Oplos Pertalite Jadi Pertamax, ini Modus yang Dilakukan Dirut Pertamina Patra Niaga

JAKARTA, iNewsTuban.id - Direktur Utama (Dirut) PT Pertamina Patra Niaga Riva Siahaan ternyata membeli pertalite dan mengoplosnya menjadi pertamax. Kasus korupsi ini menggemparkan Masyarakat.
Hal itu diketahui setelah Kejaksaan Agung (Kejagung) menetapkan Riva Siahaan sebagai tersangka, dalam kasus dugaan korupsi tata kelola minyak mentah dan produk kilang pada PT Pertamina (Persero) periode 2018 hingga 2023.
"Ini tadi modus termasuk yang saya katakan RON 90 ya, tetapi dibayar RON 92. Kemudian, diblending, dioplos, dicampur," kata Direktur Penyidikan (Dirdik) Jaksa Agung Muda Tindak Pidana Khusus Kejagung Abdul Qohar di kantornya, Jakarta Selatan, Selasa (25/2/2025).
Sebagai informasi, Research Octane Number (RON) 90 adalah jenis oktan paling banyak digunakan di Indonesia, yakni bahan bakar minyak (BBM) Pertalite. Sedangkan, RON 92 ialah memiliki resistensi terhadap detonasi yang sedang, yakni BBM Pertamax.
Namun Qohar belum memerinci terkait pengoplosan minyak tersebut. Dia juga memastikan akan menyampaikan secara lengkap setelah penyidikan rampung.
"Pasti kita tidak akan tertutup, semua kita buka, semua kita sampaikan kepada teman-teman wartawan untuk diakses kepada masyarakat," katanya.
Di sisi lain, Qohar mengatakan bahwa pengoplosan terjadi dalam pengadaan produk kilang yang dilakukan oleh PT Pertamina Patra Niaga. Riva Siahaan selaku Dirut melakukan pembelian atau pembayaran untuk RON 92. Padahal, sebenarnya yang dibeli adalah RON 90 atau lebih rendah.

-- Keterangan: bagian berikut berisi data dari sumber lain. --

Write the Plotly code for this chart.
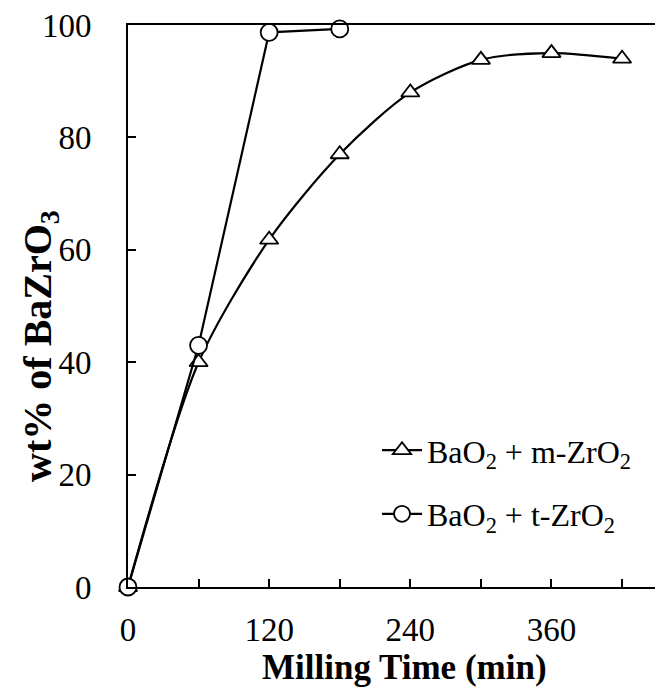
import plotly.graph_objects as go

time_m = [0, 60, 120, 180, 240, 300, 360, 420]
wt_m = [0, 40, 61.8, 77, 88, 93.8, 95, 94]
time_t = [0, 60, 120, 180]
wt_t = [0, 43, 98.7, 99.3]

name_m = "BaO<sub>2</sub> + m-ZrO<sub>2</sub>"
name_t = "BaO<sub>2</sub> + t-ZrO<sub>2</sub>"

FONT = "Liberation Serif, Times New Roman, serif"

fig = go.Figure()
fig.add_trace(go.Scatter(
    x=time_m, y=wt_m, name=name_m, mode="lines+markers",
    line=dict(color="black", width=2.2, shape="spline", smoothing=0.8),
    marker=dict(symbol="triangle-up", size=16, color="white",
                line=dict(color="black", width=1.8)),
    legendgroup="a", cliponaxis=False,
))
fig.add_trace(go.Scatter(
    x=time_t, y=wt_t, name=name_t, mode="lines+markers",
    line=dict(color="black", width=2.2),
    marker=dict(symbol="circle", size=17, color="white",
                line=dict(color="black", width=1.8)),
    legendgroup="b", cliponaxis=False,
))

fig.update_layout(
    width=655, height=690,
    margin=dict(l=128, r=0, t=25, b=103),
    plot_bgcolor="white", paper_bgcolor="white",
    font=dict(family=FONT, size=33, color="black"),
    showlegend=True,
    legend=dict(x=0.4725, y=0.292, xanchor="left", yanchor="top",
                bgcolor="rgba(0,0,0,0)", font=dict(size=32),
                tracegroupgap=19, itemwidth=40),
    xaxis=dict(range=[0, 448], tickvals=[0, 120, 240, 360],
               ticks="inside", ticklen=8, tickwidth=2, tickcolor="black",
               minor=dict(tickvals=[60, 180, 300, 420], ticks="inside",
                          ticklen=8, tickwidth=2, tickcolor="black"),
               showline=True, linecolor="black", linewidth=2, mirror=True,
               showgrid=False, zeroline=False,
               ticklabelstandoff=12),
    yaxis=dict(range=[0, 100], tickvals=[0, 20, 40, 60, 80, 100],
               ticks="inside", ticklen=8, tickwidth=2, tickcolor="black",
               showline=True, linecolor="black", linewidth=2,
               showgrid=False, zeroline=False,
               ticklabelstandoff=28),
)

fig.add_annotation(
    text="<b>wt% of BaZrO<sub>3</sub></b>", textangle=-90,
    xref="paper", yref="paper", x=-0.167, y=0.429,
    xanchor="center", yanchor="middle", showarrow=False,
    font=dict(size=40, family=FONT),
)
fig.add_annotation(
    text="<b>Milling Time (min)</b>",
    xref="paper", yref="paper", x=0.5256, y=-0.144,
    xanchor="center", yanchor="middle", showarrow=False,
    font=dict(size=35, family=FONT),
)

fig.write_html("out.html")
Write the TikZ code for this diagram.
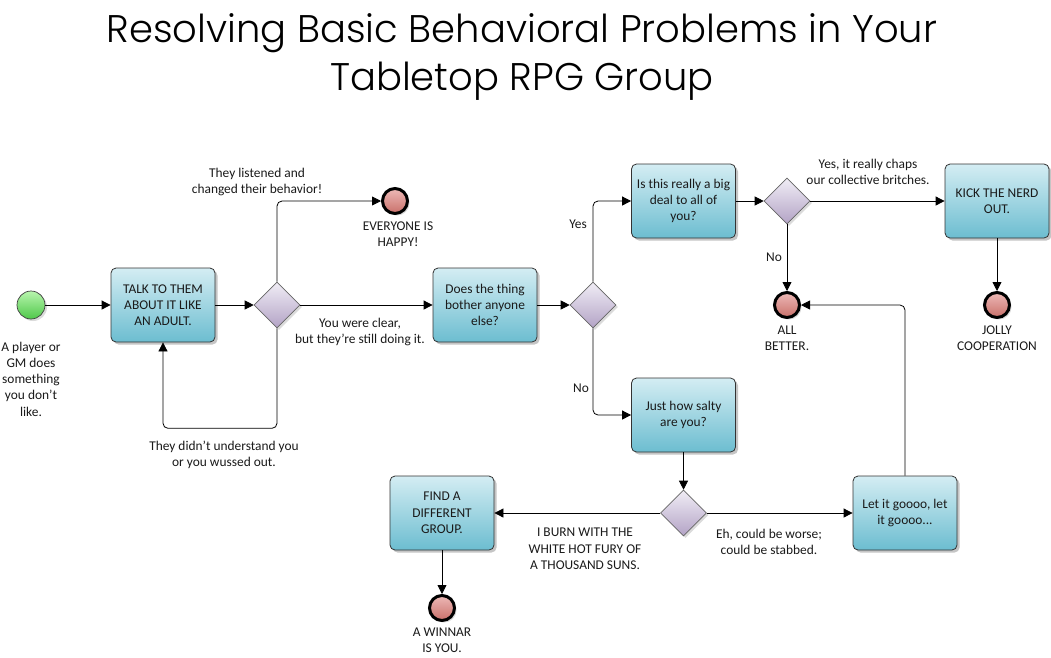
\documentclass[tikz,border=0pt]{standalone}
\usepackage{fontspec}
\setmainfont{Carlito}
\newfontfamily\titlefont{Poppins}[UprightFont=* Light]
\usetikzlibrary{shapes.geometric,arrows.meta,shadows}
\definecolor{taskTop}{HTML}{D4EDF3}
\definecolor{taskBot}{HTML}{6CBDD0}
\definecolor{gwTop}{HTML}{F0EDF5}
\definecolor{gwBot}{HTML}{B3A3C6}
\definecolor{endTop}{HTML}{EDB9B7}
\definecolor{endBot}{HTML}{C9706A}
\definecolor{stTop}{HTML}{B8F5AE}
\definecolor{stBot}{HTML}{4FC84A}
\definecolor{txt}{HTML}{1A1A1A}
\tikzset{
  base/.style={font=\fontsize{13.4}{16.3}\selectfont, text=txt},
  task/.style={base, draw=black!80, line width=0.8pt, rounded corners=5pt,
    top color=taskTop, bottom color=taskBot, minimum width=104pt, minimum height=74pt,
    align=center, inner sep=2pt,
    drop shadow={shadow xshift=2.5pt, shadow yshift=-2.5pt, fill=black!45, opacity=0.5}},
  gw/.style={diamond, draw=black!60, line width=0.6pt, top color=gwTop, bottom color=gwBot,
    minimum width=46pt, minimum height=46pt, inner sep=0pt, aspect=1,
    drop shadow={shadow xshift=2pt, shadow yshift=-2pt, fill=black!35, opacity=0.4}},
  endev/.style={circle, draw=black, line width=3pt, top color=endTop, bottom color=endBot,
    minimum size=25pt, inner sep=0pt,
    drop shadow={shadow xshift=2pt, shadow yshift=-2pt, fill=black!35, opacity=0.4}},
  startev/.style={circle, draw=black!75, line width=0.7pt, top color=stTop, bottom color=stBot,
    minimum size=28pt, inner sep=0pt,
    drop shadow={shadow xshift=2pt, shadow yshift=-2pt, fill=black!35, opacity=0.4}},
  lbl/.style={base, align=center, inner sep=0pt},
  arr/.style={line width=0.8pt, -{Triangle[length=9pt,width=9pt]}, rounded corners=5pt}
}
\begin{document}
\begin{tikzpicture}[x=1pt,y=-1pt]
\useasboundingbox[fill=white] (0,0) rectangle (1051,657);

\node[font=\titlefont\fontsize{38.5}{48}\selectfont, text=black, align=center] (title) at (522,57)
  {Resolving Basic Behavioral Problems in Your\\Tabletop RPG Group};

% events and tasks
\node[startev] (s) at (31,305) {};
\node[task] (t1) at (163,305) {TALK TO THEM\\ABOUT IT LIKE\\AN ADULT.};
\node[gw] (d1) at (277,305) {};
\node[endev] (e1) at (395,201) {};
\node[task] (t2) at (485,305) {Does the thing\\bother anyone\\else?};
\node[gw] (d2) at (593,305) {};
\node[task] (t3) at (683.5,201) {Is this really a big\\deal to all of\\you?};
\node[task] (t4) at (683.5,415) {Just how salty\\are you?};
\node[gw] (d3) at (787,201) {};
\node[task] (t5) at (997,201) {KICK THE NERD\\OUT.};
\node[endev] (e2) at (787,305) {};
\node[endev] (e3) at (997,305) {};
\node[gw] (d4) at (683.5,513) {};
\node[task] (t6) at (442,513) {FIND A\\DIFFERENT\\GROUP.};
\node[task] (t7) at (905,513) {Let it goooo, let\\it goooo...};
\node[endev] (e4) at (442,608) {};

% labels
\node[lbl] (ls) at (31,379) {A player or\\GM does\\something\\you don’t\\like.};
\node[lbl] (l1) at (257,182) {They listened and\\changed their behavior!};
\node[lbl] (le1) at (398,234) {EVERYONE IS\\HAPPY!};
\node[lbl] (l2) at (360,332) {You were clear,\\but they’re still doing it.};
\node[lbl] (l3) at (224,455) {They didn’t understand you\\or you wussed out.};
\node[lbl] (lyes) at (578,224) {Yes};
\node[lbl] (lno) at (581,388) {No};
\node[lbl] (l4) at (868,172) {Yes, it really chaps\\our collective britches.};
\node[lbl] (lno2) at (774,257) {No};
\node[lbl] (le2) at (787,338) {ALL\\BETTER.};
\node[lbl] (le3) at (997,338) {JOLLY\\COOPERATION};
\node[lbl] (l5) at (585,549) {I BURN WITH THE\\WHITE HOT FURY OF\\A THOUSAND SUNS.};
\node[lbl] (l6) at (769,542) {Eh, could be worse;\\could be stabbed.};
\node[lbl] (le4) at (442,640) {A WINNAR\\IS YOU.};

% connectors
\draw[arr] (s) -- (t1);
\draw[arr] (t1) -- (d1);
\draw[arr] (d1.north) |- (e1);
\draw[arr] (d1) -- (t2);
\draw[arr] (d1.south) -- ++(0,100) -| (t1.south);
\draw[arr] (t2) -- (d2);
\draw[arr] (d2.north) |- (t3);
\draw[arr] (d2.south) |- (t4);
\draw[arr] (t3) -- (d3);
\draw[arr] (d3) -- (t5);
\draw[arr] (d3) -- (e2);
\draw[arr] (t5) -- (e3);
\draw[arr] (t4) -- (d4);
\draw[arr] (d4) -- (t6);
\draw[arr] (d4) -- (t7);
\draw[arr] (t7.north) |- (e2);
\draw[arr] (t6) -- (e4);
\end{tikzpicture}
\end{document}
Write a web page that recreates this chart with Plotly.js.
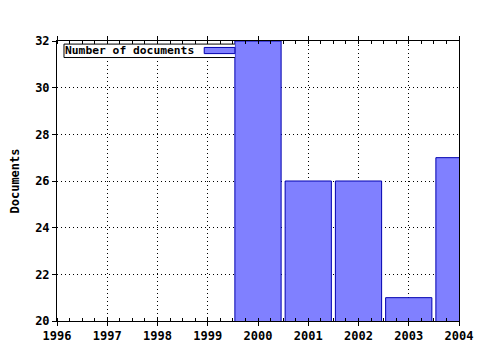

"Kemudian, dilakukan blending di depo untuk menjadi RON 92. Hal tersebut tidak diperbolehkan atau bertentangan dengan ketentuan yang ada," kata Qohar.
Saat dilakukan pengadaan impor minyak mentah dan impor produk kilang, diperoleh fakta bahwa terdapat markup kontrak shipping atau pengiriman yang dilakukan oleh tersangka YF selaku Direktur Utama PT Pertamina International Shipping.
Sehingga, kata Qohar, negara mengeluarkan fee sebesar 13 hingga 15 persen secara melawan hukum.
Dan tersangka Muhammad Kerry Andrianto Riza (MKAR), selaku Beneficialy Owner PT Navigator Khatulistiwa mendapatkan keuntungan dari transaksi tersebut.
Sebagai informasi, Kejagung telah menetapkan tujuh tersangka dalam kasus korupsi tersebut. Mereka ialah Riva Siahaan (RS), selaku Direktur Utama PT Pertamina Patra Niaga; Sani Dinar Saifuddin, selaku Direktur Feedstock and Product Optimization PT Kilang Pertamina Internasional; Yoki Firnandi (YF), selaku Direktur Utama PT Pertamina Internasional Shipping.
Lalu, Agus Purwono (AP), selaku VP Feedstock Management PT Kilang Pertamina International; Muhammad Kerry Andrianto Riza (MKAR), selaku Beneficialy Owner PT Navigator Khatulistiwa; Dimas Werhaspati, (DW).
Selanjutnya, Komisaris PT Navigator Khatulistiwa dan Komisaris PT Jenggala Maritim; Gading Ramadhan Joedo (GRJ), selaku Komisaris PT Jengga Maritim dan Direktur PT Orbit Terminal Merak.
Qohar mengungkap, akibat tindak pidana rasuah ini, negara mengalami kerugian hingga Rp193,7 triliun. Dengan rincian, kerugian ekspor minyak mentah dalam negeri sekitar Rp35 triliun, kerugian impor minyak mentah melalui DMUT/Broker sekitar Rp2,7 triliun.
Selain itu kerugian impor BBM melalui DMUT/Broker sekitar Rp9 triliun; kerugian pemberian kompensasi (2023) sekitar Rp126 triliun; dan kerugian pemberian subsidi (2023) sekitar Rp21 triliun.